Le risque principal pour tous les pays, pas seulement ceux du groupe A, est la croissance du coût des dépenses de retraite. La volonté de les maîtriser, actée dans les réformes entreprises au cours des années 2000, a diminué le taux de remplacement (comme dans le groupe C), avec le risque, surtout visible dans les pays du groupe B, de faire tomber des nombreuses personnes âgées dans la pauvreté. Mais le degré de générosité reste correct en Europe, où la moitié des pays offrent des retraites supérieures ou égales à 80 p.c. du salaire médian des actifs. En apparence du moins, car il faut prendre garde à un effet statistique : selon l’étude, les conditions d’octroi des retraites sont parfois si restrictives qu’un grand nombre d’individus n’y ont pas accès. La générosité n’est alors que virtuelle. Les femmes sont les premières victimes de cet effet, surtout en Europe de l’Est, comme en Pologne ou en Slovaquie.
L’étude s’est également appliquée à étudier la dynamique des systèmes sur une longue période, et s’est concentrée, pour ce faire, sur dix pays. Les changements attendus ne sont pas négligeables : d’ici à 2050, sept pays sur dix devraient changer de groupe.
Cinq de ces pays appartiennent actuellement au groupe A : l’Autriche, la France, l’Allemagne, la Pologne et la Hongrie. En 2050, ce groupe sera vide, victime du poids excessif des dépenses publiques ! La France, l’Allemagne et l’Autriche rejoindront le groupe C, tandis que la Hongrie et la Pologne se déplaceront vers le groupe B, celui où la pauvreté des retraités est le risque principal : avec l’Italie et la Slovaquie, ce groupe comptera alors quatre pays. Le groupe C s’enrichira aussi de la présence du Royaume-Uni, et en comptant la Finlande et la Suède qui n’en bougeront pas, comprendra au total six pays sur dix dans 40 ans.Dans ce groupe c’est le taux de remplacement qui constitue le problème principal.

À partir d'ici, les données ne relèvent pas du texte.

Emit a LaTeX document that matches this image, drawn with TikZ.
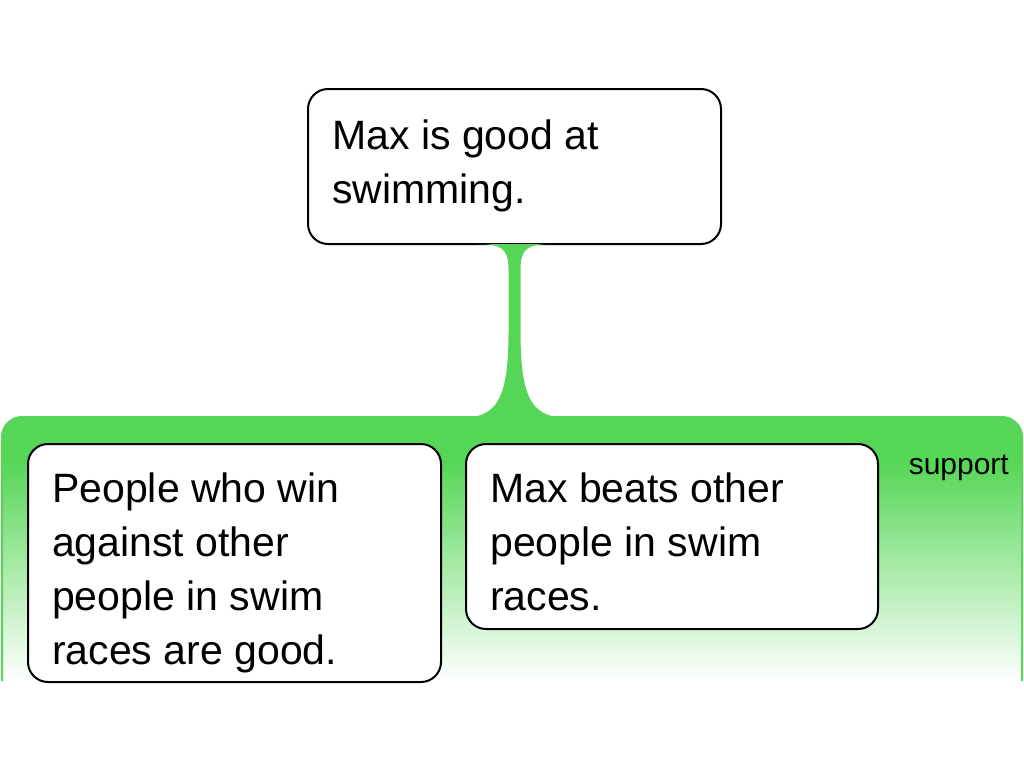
\documentclass[tikz,border=0pt]{standalone}
\usepackage{fontspec}
\setmainfont{Liberation Sans}
\definecolor{sgreen}{RGB}{86,214,86}
\tikzset{
  card/.style={draw=black, line width=2pt, fill=white, rounded corners=20pt, inner sep=0pt, anchor=north west},
  cardtext/.style={anchor=base west, inner sep=0pt, font=\fontsize{41}{54}\selectfont},
  reltext/.style={anchor=base east, inner sep=0pt, font=\fontsize{30}{34}\selectfont},
}
\newcommand{\cardlines}[1]{\parbox[t]{380pt}{\raggedright #1}}
\begin{document}
\begin{tikzpicture}[x=1pt,y=-1pt]
\useasboundingbox (0,0) rectangle (1024,768);
% support region
\fill[sgreen, rounded corners=20pt] (2,463) -- (2,417) -- (1022,417) -- (1022,463);
\shade[top color=sgreen, bottom color=white] (2,462) rectangle (1022,681);
\draw[sgreen, line width=2pt, rounded corners=20pt] (2,681) -- (2,417) -- (1022,417) -- (1022,681);
% boxes
\node[card, minimum width=413pt, minimum height=155pt] (claim) at (307,88) {};
\node[card, minimum width=413pt, minimum height=238pt] (warrant) at (27,443) {};
\node[card, minimum width=412pt, minimum height=185pt] (ground) at (465,443) {};
% stem
\fill[sgreen] (claim.south) ++(-37,-1) coordinate (stl)
  .. controls +(24,0) and +(0,-20) .. ++(31,25)
  -- ++(0,62)
  .. controls +(0,70) and +(37,0) .. ++(-49,87)
  -- ++(110,0)
  .. controls +(-37,0) and +(0,70) .. ++(-49,-87)
  -- ++(0,-62)
  .. controls +(0,-20) and +(-24,0) .. ++(31,-25)
  -- cycle;
% texts
\node[cardtext] (claimtext) at (332,149) {\cardlines{Max is good at\\swimming.}};
\node[cardtext] (warranttext) at (52,502) {\cardlines{People who win\\against other\\people in swim\\races are good.}};
\node[cardtext] (groundtext) at (490,502) {\cardlines{Max beats other\\people in swim\\races.}};
\node[reltext] (support) at (1009,474) {support};
\end{tikzpicture}
\end{document}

Si le Luxembourg ne figure pas au nombre des dix pays étudiés, c’est que, selon l’auteur, les recherches ont porté sur les pays qui ont mené des réformes des retraites de grande ampleur durant entre le milieu des années 1990 et 2008, et « le Luxembourg ne tombe pas dans cette catégorie », confirmant ainsi l’opinion exprimée dans le rapport de l’OCDE sur l’économie luxembourgeoise de mai 2010, selon lequel le grand-duché est un des rares pays membres à ne pas avoir engagé de réforme majeure dans ce domaine.
Dans une déclaration au Land, il livre néanmoins son impression. « La générosité actuelle du système de retraite au Luxembourg sera difficile à maintenir compte tenu de l’augmentation significative de la longévité de ses habitants. Payer le taux de remplacement actuel pour un nombre toujours croissant d’années conduirait à une augmentation notable des dépenses de l’État consacrées aux pensions ». Aaron Grech rappelle que selon le rapport sur le vieillissement publié en 2009, le Luxembourg est de loin le pays d’Europe où la progression de ces dépenses est la plus préoccupante, avant la Grèce, avec un niveau prévu de 24 p.c. du PIB en 2060, soit une proportion presque trois fois plus élevée qu’aujourd’hui. Il considère que « cette menace pour les finances publiques conduira les décideurs politiques luxembourgeois à envisager de réduire la générosité du système ». Compte tenu du niveau actuel des prestations, « il est possible pour eux de copier l’approche française et allemande, qui est de réduire les prestations pour les hauts revenus, tout en maintenant inchangée la générosité pour les personnes à revenus faibles et moyens ».
« Un autre domaine où le Luxembourg semble avoir besoin de travailler, poursuit-il, est le relèvement de l’âge effectif de la retraite. Les données d’Eurostat indiquent que l’âge moyen de sortie du marché du travail était seulement de 59,4 ans au Luxem-bourg, ce qui est inférieur la moyenne europénne qui est de 61,4 ans. Le taux d’emploi des travailleurs âgés au Luxembourg semble également être très faible par rapport aux normes de l’UE, 38 p.c. contre 45 p.c. dans le reste de la zone euro. Cela, pour moi, suggère que les travailleurs âgés ne sont pas très incités à rester au travail, probablement à cause du taux élevé de remplacement des pensions, et des possibilités de retraite anticipée dont ils bénéficient ».
Dans ces conditions, Monsieur Grech doute que le Luxembourg suive la voie des pays d’Europe de l’Est comme la Pologne et la Hongrie, qui vont tomber du groupe A dans le groupe B, avec un important pourcentage de retraités pauvres. Il estime que le grand-duché, s’inspirant des expériences de la France et de l’Allemagne « est plus susceptible, comme ces pays, de se déplacer vers le groupe C avec des taux de remplacement inférieurs à ceux que l’on connaît actuellement, mais encore un bon niveau de réduction de la pauvreté ». Il recommande toutefois l’adoption de réformes rapides et surtout très agressives, sous peine de connaître « un niveau toujours plus élevé (en pourcentage du PIB) de dépenses publiques pour les retraites ».